Long’s research has shown how engineering crops to improve photosynthesis leads to greater productivity. He was the director of Realizing Increased Photosynthetic Efficiency (RIPE), a multinational project, from its founding in 2012 until his retirement earlier this year.

“I’ve been pursuing this work all my career, so I’m very delighted to have it recognized, although I think the mission is more important than my recognition,” Long said in a statement released through the College of Agricultural, Consumer and Environmental Sciences.

Long’s research offers real-world solutions for enhancing crop resilience in a changing climate, ensuring stable and sufficient food for a growing global population. Long says that improving photosynthesis is one way to boost the food supply to keep up with that global growth. Doing so enables humans to produce more per acre of land, and he says that the process is fairly similar across different crops.

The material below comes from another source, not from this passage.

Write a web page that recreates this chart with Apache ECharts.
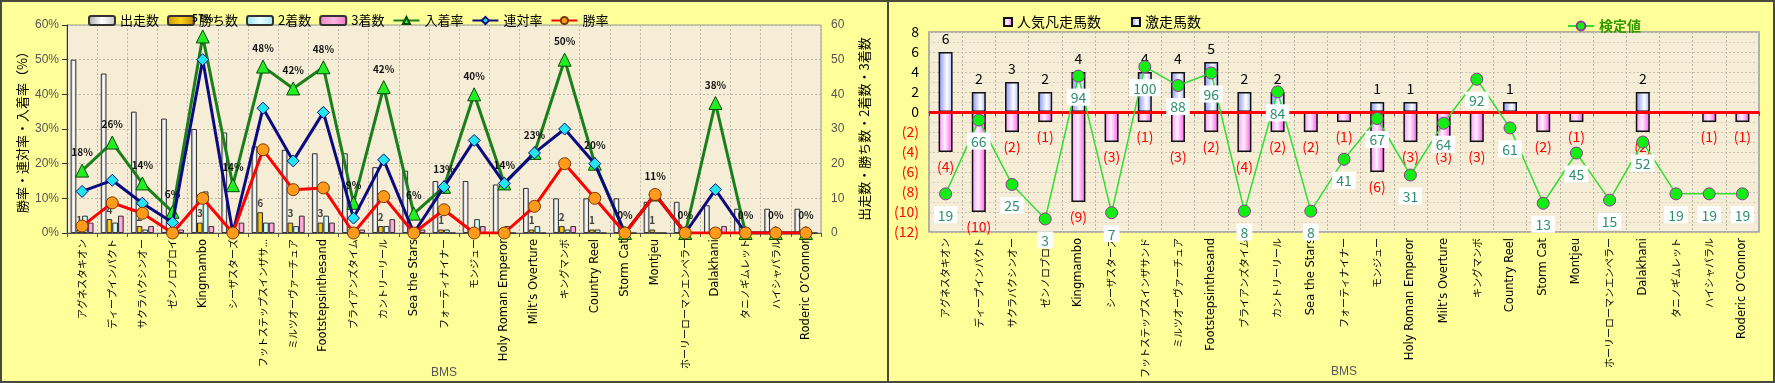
<!DOCTYPE html>
<html>
<head>
<meta charset="utf-8">
<script src="https://cdn.jsdelivr.net/npm/echarts@6/dist/echarts.min.js"></script>
<style>
html,body{margin:0;padding:0;background:#FFFF99;}
#wrap{position:relative;width:1775px;height:383px;}
#chart{position:absolute;left:0;top:0;width:1775px;height:383px;}
.bd{position:absolute;background:#4a4a3a;pointer-events:none;}
</style>
</head>
<body>
<div id="wrap">
<div id="chart"></div>
<div class="bd" style="left:0;top:0;width:1775px;height:2px;"></div>
<div class="bd" style="left:0;bottom:0;width:1775px;height:2px;"></div>
<div class="bd" style="left:0;top:0;width:2px;height:383px;"></div>
<div class="bd" style="right:0;top:0;width:2px;height:383px;"></div>
<div class="bd" style="left:887px;top:0;width:2px;height:383px;"></div>
</div>
<script>
// ---- data ----
const categories = ['アグネスタキオン','ディープインパクト','サクラバクシンオー','ゼンノロブロイ','Kingmambo','シーザスターズ','フットステップスインザサンド','ミルツオーヴァーチュア','Footstepsinthesand','ブライアンズタイム','カントリーリール','Sea the Stars','フォーティナイナー','モンジュー','Holy Roman Emperor','Milt’s Overture','キングマンボ','Country Reel','Storm Cat','Montjeu','ホーリーローマンエンペラー','Dalakhani','タニノギムレット','ハイシャパラル','Roderic O’Connor'];
const starts  = [50,46,35,33,30,29,25,24,23,23,19,18,15,15,14,13,10,10,10,9,9,8,7,7,7];
const wins    = [1,4,2,0,3,0,6,3,3,0,2,0,1,0,0,1,2,1,0,1,0,0,0,0,0];
const seconds = [5,3,1,1,12,0,3,2,5,1,2,0,1,4,2,2,1,1,0,0,0,1,0,0,0];
const thirds  = [3,5,2,1,2,3,3,5,3,1,4,1,0,2,0,0,2,0,0,0,0,2,0,0,0];
const placeRate = [18,26.1,14.3,6.1,56.7,13.8,48,41.7,47.8,8.7,42.1,5.6,13.3,40,14.3,23.1,50,20,0,11.1,0,37.5,0,0,0];
const quinellaRate = [12,15.2,8.6,3,50,0,36,20.8,34.8,4.3,21.1,0,13.3,26.7,14.3,23.1,30,20,0,11.1,0,12.5,0,0,0];
const winRate = [2,8.7,5.7,0,10,0,24,12.5,13,0,10.5,0,6.7,0,0,7.7,20,10,0,11.1,0,0,0,0,0];
const gekisou = [6,2,3,2,4,0,4,4,5,2,2,0,0,1,1,0,0,1,0,0,0,2,0,0,0];
const bonsou  = [-4,-10,-2,-1,-9,-3,-1,-3,-2,-4,-2,-2,-1,-6,-3,-3,-3,0,-2,-1,0,-2,0,-1,-1];
const kentei  = [19,66,25,3,94,7,100,88,96,8,84,8,41,67,31,64,92,61,13,45,15,52,19,19,19];

const FONT = '"Noto Sans CJK JP", "Noto Sans", sans-serif';
const LAT = '"Liberation Sans", Arial, sans-serif';
const DJV = '"DejaVu Sans", sans-serif';
const G = echarts.graphic.LinearGradient;
const plotBg = '#F6EDD6';

const chart = echarts.init(document.getElementById('chart'), null, {renderer:'canvas'});

const isKana = s => /[\u3040-\u30ff]/.test(s);
const xCommon = (gi, w) => ({
  type:'category', gridIndex:gi, data:categories,
  name:'BMS', nameLocation:'middle', nameGap:134, nameMoveOverlap:false,
  nameTextStyle:{color:'#555', fontSize:12, fontFamily:LAT},
  axisLine:{lineStyle:{color:'#555'}},
  axisTick:{show:true, length:4, lineStyle:{color:'#555'}},
  axisLabel:{interval:0, rotate:90, color:'#000', margin:6,
             width:w, overflow:'truncate',
             formatter:v => isKana(v) ? '{jp|'+v+'}' : '{en|'+v+'}',
             rich:{jp:{fontSize:10, fontFamily:FONT, color:'#000'},
                   en:{fontSize:11.5, fontFamily:DJV, color:'#000'}}},
  splitLine:{show:true, interval:0, lineStyle:{color:'#bdb6a6', type:[2,2], width:1}}
});

const option = {
  animation:false,
  textStyle:{fontFamily:FONT},
  grid:[
    {left:67, top:25, width:754, height:208, outerBoundsMode:'none', containLabel:false, show:true, backgroundColor:plotBg, borderColor:'#999', borderWidth:1},
    {left:929, top:32, width:830, height:200, outerBoundsMode:'none', containLabel:false, show:true, backgroundColor:plotBg, borderColor:'#999', borderWidth:1.5}
  ],
  legend:[
    {left:83, top:9, itemWidth:26, itemHeight:9, itemGap:8,
     textStyle:{fontSize:13, color:'#000', fontFamily:FONT},
     data:['出走数','勝ち数','2着数','3着数','入着率','連対率','勝率']},
    {left:998, top:10, itemWidth:8, itemHeight:8, itemGap:30, icon:'rect',
     textStyle:{fontSize:14, color:'#000', fontFamily:FONT},
     data:['人気凡走馬数','激走馬数']},
    {left:1562, top:14, itemWidth:26, itemHeight:11,
     textStyle:{fontSize:14, color:'#339900', fontWeight:'bold', fontFamily:FONT},
     data:['検定値']}
  ],
  xAxis:[ xCommon(0,133), xCommon(1,170) ],
  yAxis:[
    {type:'value', gridIndex:0, position:'left', min:0, max:60, interval:10,
     axisLine:{show:true, lineStyle:{color:'#333'}}, axisTick:{show:true, lineStyle:{color:'#333'}},
     axisLabel:{formatter:v=>v+'%', color:'#555', fontSize:12, fontFamily:LAT, margin:8},
     splitLine:{show:true, lineStyle:{color:'#bdb6a6', type:[2,2]}},
     name:'勝率・連対率・入着率（%）', nameLocation:'middle', nameRotate:90, nameGap:38,
     nameTextStyle:{fontSize:13, color:'#000', fontFamily:FONT}},
    {type:'value', gridIndex:0, position:'right', min:0, max:60, interval:10,
     axisLine:{show:false}, axisTick:{show:false},
     axisLabel:{color:'#555', fontSize:12, fontFamily:LAT, margin:10},
     splitLine:{show:false},
     name:'出走数・勝ち数・2着数・3着数', nameLocation:'middle', nameRotate:90, nameGap:37,
     nameTextStyle:{fontSize:13, color:'#000', fontFamily:FONT}},
    {type:'value', gridIndex:1, min:-12, max:8, interval:2,
     axisLine:{show:false}, axisTick:{show:false},
     axisLabel:{fontSize:14, fontFamily:FONT, margin:10,
       formatter:v=> v<0 ? '('+(-v)+')' : String(v),
       color:(v)=> (Number(v)<0 ? '#FF0000' : '#000')},
     splitLine:{show:true, lineStyle:{color:'#c9c2b2', type:[2,2]}},
     minorTick:{show:false, splitNumber:2},
     minorSplitLine:{show:true, lineStyle:{color:'#d8d1c0', type:[2,2]}}},
    {type:'value', gridIndex:1, min:-5.3, max:122.1, show:false, splitLine:{show:false}}
  ],
  series:[
    {name:'出走数', type:'bar', xAxisIndex:0, yAxisIndex:1, data:starts,
     barCategoryGap:'24%', barGap:'0%',
     itemStyle:{color:new G(0,0,1,0,[{offset:0,color:'#a8a8a8'},{offset:0.5,color:'#ffffff'},{offset:1,color:'#c4c4c4'}]), borderColor:'#333', borderWidth:1}},
    {name:'勝ち数', type:'bar', xAxisIndex:0, yAxisIndex:1, data:wins, barGap:'0%',
     itemStyle:{color:new G(0,0,1,0,[{offset:0,color:'#c89400'},{offset:0.5,color:'#ffd21a'},{offset:1,color:'#b58500'}]), borderColor:'#333', borderWidth:1},
     label:{show:true, position:'top', distance:4, fontSize:10, color:'#444', fontWeight:'bold', formatter:p=>p.value>0?String(p.value):''}},
    {name:'2着数', type:'bar', xAxisIndex:0, yAxisIndex:1, data:seconds, barGap:'0%',
     itemStyle:{color:new G(0,0,1,0,[{offset:0,color:'#8fdfee'},{offset:0.5,color:'#e8ffff'},{offset:1,color:'#9fe6f2'}]), borderColor:'#333', borderWidth:1}},
    {name:'3着数', type:'bar', xAxisIndex:0, yAxisIndex:1, data:thirds, barGap:'0%',
     itemStyle:{color:new G(0,0,1,0,[{offset:0,color:'#f080c8'},{offset:0.5,color:'#ffb8e0'},{offset:1,color:'#ee78c0'}]), borderColor:'#333', borderWidth:1}},
    {name:'入着率', type:'line', xAxisIndex:0, yAxisIndex:0, data:placeRate, z:5,
     lineStyle:{color:'#1a7f1a', width:3}, symbol:'triangle', symbolSize:13,
     itemStyle:{color:'#22ee22', borderColor:'#0a4a0a', borderWidth:1},
     label:{show:true, position:'top', distance:6, fontSize:10, fontWeight:'bold', color:'#111', formatter:p=>Math.round(p.value)+'%'}},
    {name:'連対率', type:'line', xAxisIndex:0, yAxisIndex:0, data:quinellaRate, z:6,
     lineStyle:{color:'#0b0b80', width:3}, symbol:'diamond', symbolSize:12,
     itemStyle:{color:'#22e5ee', borderColor:'#0b0b80', borderWidth:1}},
    {name:'勝率', type:'line', xAxisIndex:0, yAxisIndex:0, data:winRate, z:7,
     lineStyle:{color:'#ff0000', width:3}, symbol:'circle', symbolSize:12,
     itemStyle:{color:'#ff9a1a', borderColor:'#7a3a00', borderWidth:1}},

    {name:'人気凡走馬数', type:'bar', xAxisIndex:1, yAxisIndex:2, data:bonsou, barWidth:14, barGap:'-100%',
     itemStyle:{color:new G(0,0,1,0,[{offset:0,color:'#ff8cff'},{offset:0.45,color:'#fff2ff'},{offset:1,color:'#ff55ee'}]), borderColor:'#111', borderWidth:1.5},
     label:{show:true, position:'bottom', distance:8, fontSize:14, color:'#ff0000', formatter:p=>p.value<0?'('+(-p.value)+')':''}},
    {name:'激走馬数', type:'bar', xAxisIndex:1, yAxisIndex:2, data:gekisou, barWidth:14, barGap:'-100%',
     itemStyle:{color:new G(0,0,1,0,[{offset:0,color:'#7f8cff'},{offset:0.6,color:'#ffffff'},{offset:1,color:'#aab4ff'}]), borderColor:'#111', borderWidth:1.5},
     label:{show:true, position:'top', distance:6, fontSize:14, color:'#000', formatter:p=>p.value>0?String(p.value):''},
     markLine:{silent:true, symbol:'none', label:{show:false}, lineStyle:{color:'#ff0000', width:3, type:'solid'}, data:[{yAxis:0}]}},
    {name:'検定値', type:'line', xAxisIndex:1, yAxisIndex:3, data:kentei, z:8,
     lineStyle:{color:'#33dd33', width:1.5}, symbol:'circle', symbolSize:12,
     itemStyle:{color:'#11ee11', borderColor:'#993399', borderWidth:1},
     label:{show:true, position:'bottom', distance:6, fontSize:14, color:'#2f8f6f', backgroundColor:'#ffffff', padding:[2,4,1,4]}}
  ]
};
chart.setOption(option);
</script>
</body>
</html>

“I’ve been studying photosynthesis in crops for 50 years, and people used to believe that you can’t improve it, or nature would have already done it. We’ve been able to show that is not the case; our crops probably only achieve about a third of the theoretical efficiency of photosynthesis. This suggests there’s quite a lot of room for improvement, and now some of that improvement is being made,” he stated.

Long, alongside the rest of the 2025 class of TAP trailblazers representing 27 countries, will be recognized at the Borlaug Dialogue in Des Moines, Iowa, in October.